Data section —

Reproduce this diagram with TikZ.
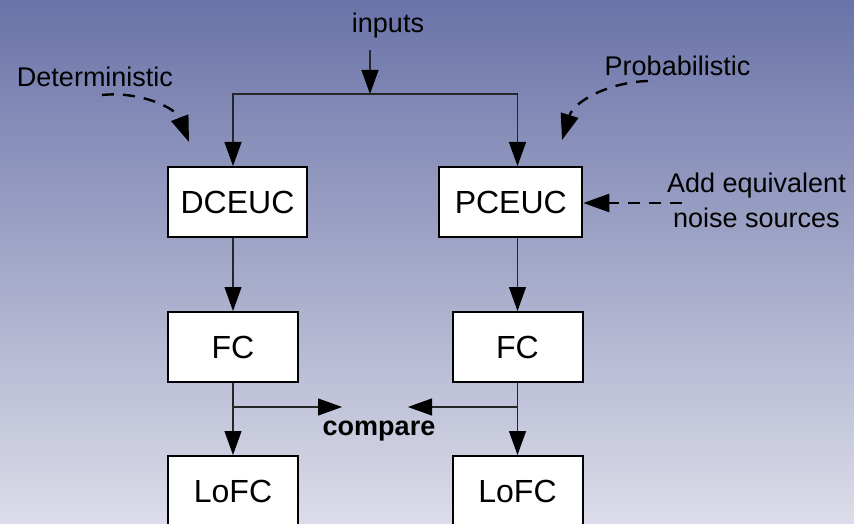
\documentclass[tikz,border=0pt]{standalone}
\usepackage{fontspec}
\setmainfont{Liberation Sans}
\usetikzlibrary{arrows.meta}

\definecolor{bgtop}{HTML}{6A73A8}
\definecolor{bgmid}{HTML}{A0A4C8}
\definecolor{bgbot}{HTML}{DCDDE9}

\tikzset{
  blockbox/.style={draw=black, fill=white, line width=2pt, inner sep=0pt,
    minimum height=70pt, font=\fontsize{32}{38}\selectfont},
  labeltext/.style={inner sep=0pt, font=\fontsize{27}{35}\selectfont},
  flow/.style={line width=1.1pt, draw=black!85,
    -{Triangle[length=24pt,width=17pt,color=black]}},
  hint/.style={line width=2.4pt, dash pattern=on 12pt off 9pt,
    -{Triangle[length=26pt,width=18pt]}},
}

\begin{document}
\begin{tikzpicture}[x=1pt,y=-1pt]
  % canvas with vertical gradient
  \clip (0,0) rectangle (854,524);
  \useasboundingbox (0,0) rectangle (854,524);
  \shade[top color=bgtop, middle color=bgmid, bottom color=bgbot]
    (0,0) rectangle (854,524);

  % blocks
  \node[blockbox, minimum width=139pt] (dceuc) at (237.5,202) {DCEUC};
  \node[blockbox, minimum width=143pt] (pceuc) at (510.8,202) {PCEUC};
  \node[blockbox, minimum width=130pt] (fcl)   at (233,347)   {FC};
  \node[blockbox, minimum width=130pt] (fcr)   at (517.5,347) {FC};
  \node[blockbox, minimum width=130pt] (lofcl) at (233,491)   {LoFC};
  \node[blockbox, minimum width=130pt] (lofcr) at (517.5,491) {LoFC};

  % text labels
  \node[labeltext, anchor=base] (inputs) at (388,33) {inputs};
  \node[labeltext, anchor=base] (det)    at (95,87)  {Deterministic};
  \node[labeltext, anchor=base] (prob)   at (677.5,76) {Probabilistic};
  \node[labeltext, align=center] (noise) at (756.5,200)
    {Add equivalent\\noise sources};
  \node[labeltext, font=\fontsize{27}{35}\selectfont\bfseries, anchor=base]
    (cmp) at (379,435) {compare};

  % input distribution
  \coordinate (inp)   at (370,50);
  \coordinate (split) at (370,94);
  \draw[flow] (inp) -- (split);
  \draw[flow] (split) -| (fcl.north |- dceuc.north);
  \draw[flow] (split) -| (fcr.north |- pceuc.north);

  % processing chains
  \draw[flow] (fcl.north |- dceuc.south) -- (fcl.north);
  \draw[flow] (fcr.north |- pceuc.south) -- (fcr.north);
  \draw[flow] (fcl.south) -- (lofcl.north);
  \draw[flow] (fcr.south) -- (lofcr.north);

  % comparison taps
  \coordinate (tapl) at (233,407);
  \coordinate (tapr) at (517.5,407);
  \coordinate (cmpl) at (342,407);
  \coordinate (cmpr) at (408,407);
  \draw[flow] (tapl) -- (cmpl);
  \draw[flow] (tapr) -- (cmpr);

  % annotations
  \coordinate (dets)  at (102,95);
  \coordinate (dett)  at (189,142);
  \draw[hint] (dets) .. controls (140,91) and (176,108) .. (dett);
  \coordinate (probs) at (648,81);
  \coordinate (probt) at (562,140);
  \draw[hint] (probs) .. controls (610,82) and (574,101) .. (probt);
  \coordinate (noises) at (682,203);
  \draw[hint] (noises) -- (pceuc.east |- noises);
\end{tikzpicture}
\end{document}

Given request —
Gather each line that holds "with".

The result —
Reproduce this diagram with TikZ.
  % canvas with vertical gradient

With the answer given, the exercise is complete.